● **Work to complete**
Select the lines that hold the word "matplotlib" and copy each one.

## START Material

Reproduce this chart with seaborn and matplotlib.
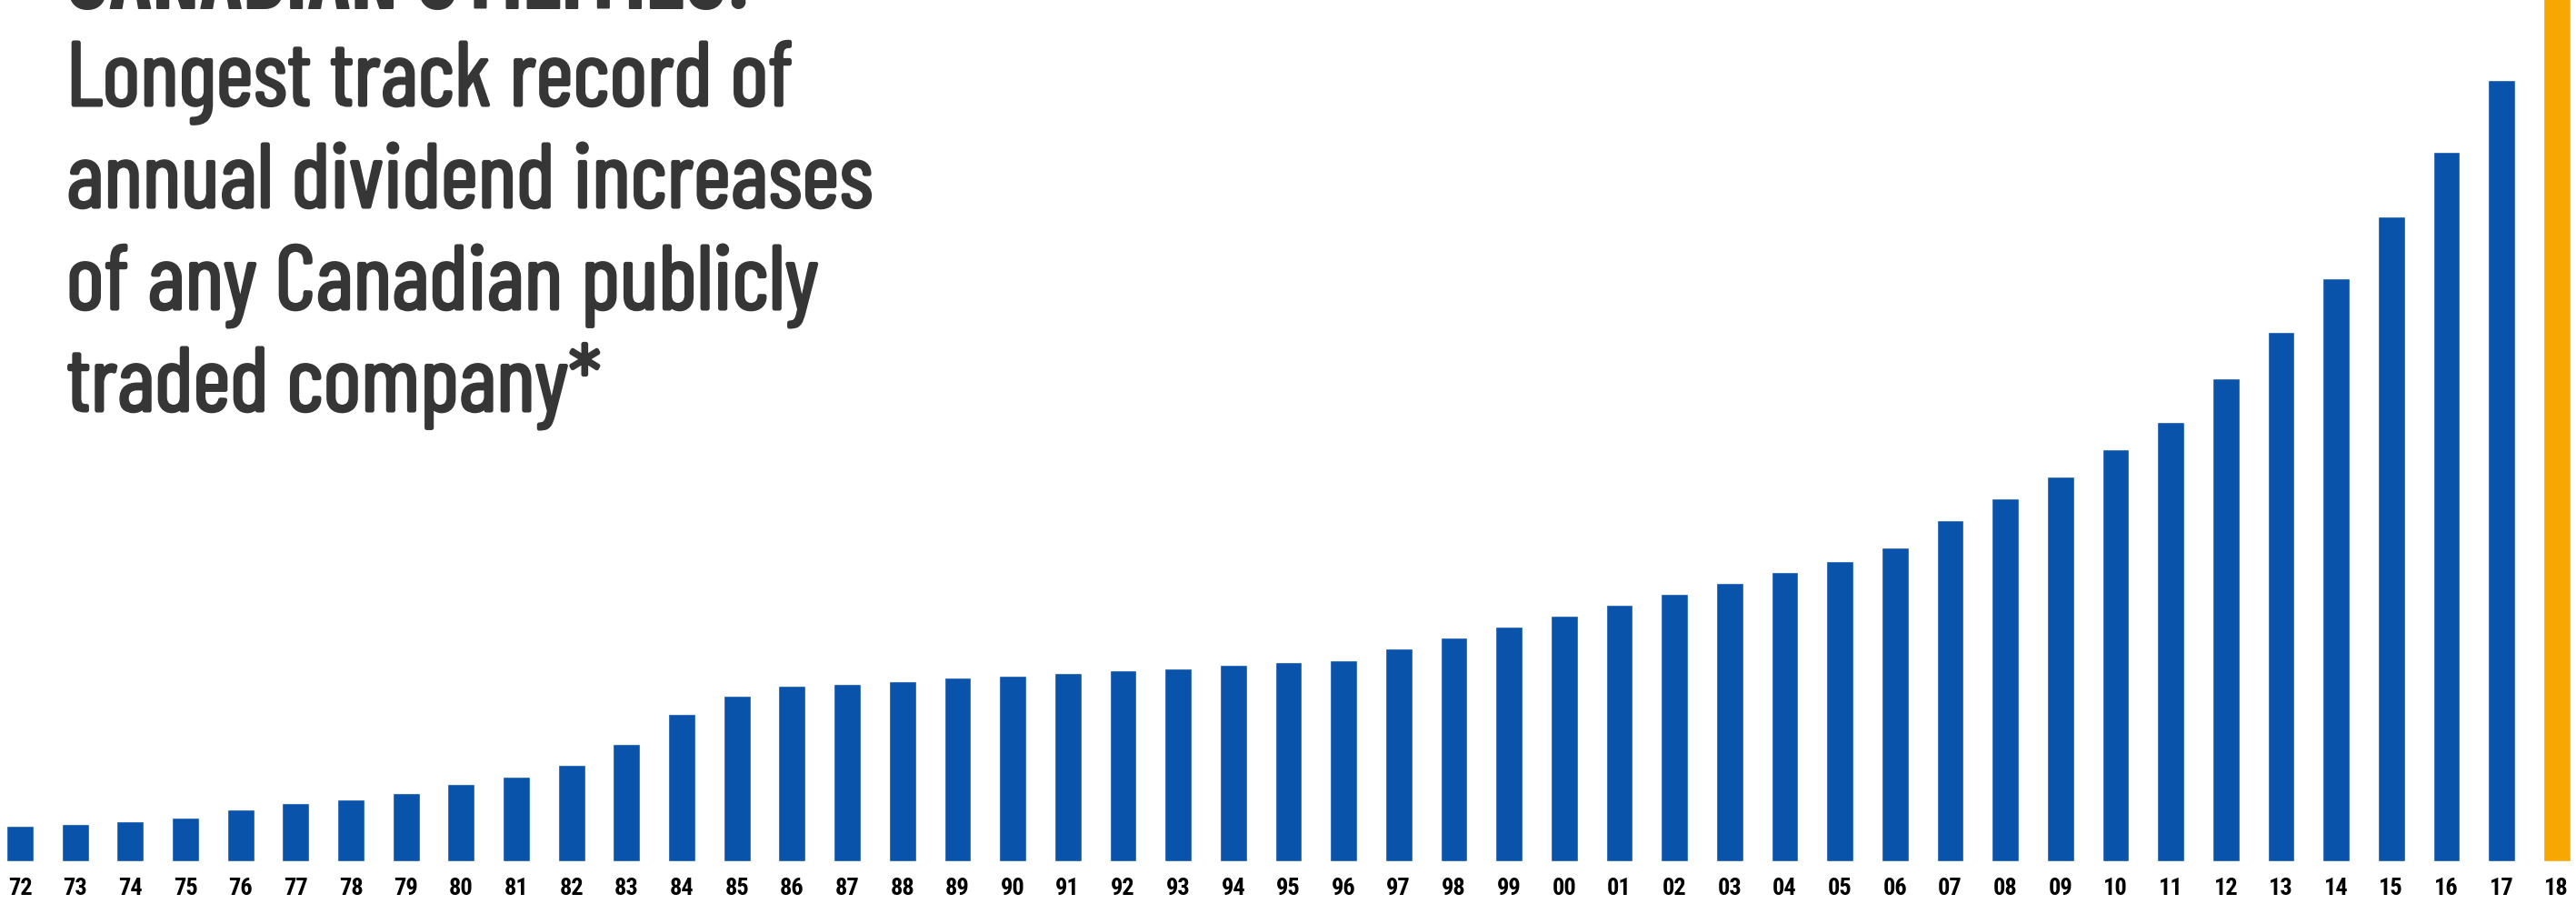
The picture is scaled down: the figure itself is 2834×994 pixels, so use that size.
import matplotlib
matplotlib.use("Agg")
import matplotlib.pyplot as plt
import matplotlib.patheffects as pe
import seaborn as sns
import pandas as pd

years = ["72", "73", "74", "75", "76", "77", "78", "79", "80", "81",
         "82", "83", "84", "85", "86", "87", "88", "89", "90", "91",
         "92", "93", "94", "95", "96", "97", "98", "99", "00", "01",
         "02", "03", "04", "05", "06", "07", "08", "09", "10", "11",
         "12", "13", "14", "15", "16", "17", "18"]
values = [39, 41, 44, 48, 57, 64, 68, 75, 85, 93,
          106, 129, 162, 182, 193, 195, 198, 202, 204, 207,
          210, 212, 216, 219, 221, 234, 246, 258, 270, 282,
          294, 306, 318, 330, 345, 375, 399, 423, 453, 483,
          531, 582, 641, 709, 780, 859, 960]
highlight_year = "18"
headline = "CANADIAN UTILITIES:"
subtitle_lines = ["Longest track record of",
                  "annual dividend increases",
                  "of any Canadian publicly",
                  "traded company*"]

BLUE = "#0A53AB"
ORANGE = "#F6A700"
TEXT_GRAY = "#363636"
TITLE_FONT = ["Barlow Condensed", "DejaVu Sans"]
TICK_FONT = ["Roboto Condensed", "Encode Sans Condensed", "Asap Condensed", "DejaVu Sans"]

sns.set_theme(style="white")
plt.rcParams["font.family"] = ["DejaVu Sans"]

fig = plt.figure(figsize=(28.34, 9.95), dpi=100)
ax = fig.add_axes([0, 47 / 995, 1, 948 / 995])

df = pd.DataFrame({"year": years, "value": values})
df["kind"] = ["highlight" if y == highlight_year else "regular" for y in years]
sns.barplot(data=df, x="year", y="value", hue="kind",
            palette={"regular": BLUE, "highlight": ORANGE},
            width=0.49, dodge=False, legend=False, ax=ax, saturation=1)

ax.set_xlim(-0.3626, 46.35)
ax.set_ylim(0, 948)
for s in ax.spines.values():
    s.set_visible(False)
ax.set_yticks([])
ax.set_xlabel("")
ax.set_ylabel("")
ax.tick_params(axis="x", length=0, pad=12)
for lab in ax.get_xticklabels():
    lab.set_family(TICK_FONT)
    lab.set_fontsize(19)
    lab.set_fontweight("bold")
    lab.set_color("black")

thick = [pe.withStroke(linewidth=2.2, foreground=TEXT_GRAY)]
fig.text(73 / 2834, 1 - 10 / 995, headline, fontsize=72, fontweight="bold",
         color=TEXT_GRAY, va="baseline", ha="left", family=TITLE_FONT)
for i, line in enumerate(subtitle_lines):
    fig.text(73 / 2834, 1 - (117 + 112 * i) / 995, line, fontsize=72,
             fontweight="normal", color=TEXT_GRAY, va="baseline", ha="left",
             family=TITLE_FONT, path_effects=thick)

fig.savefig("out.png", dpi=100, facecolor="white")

## END Material

● **Exercise answer**
Reproduce this chart with seaborn and matplotlib.
import matplotlib
matplotlib.use("Agg")
import matplotlib.pyplot as plt
import matplotlib.patheffects as pe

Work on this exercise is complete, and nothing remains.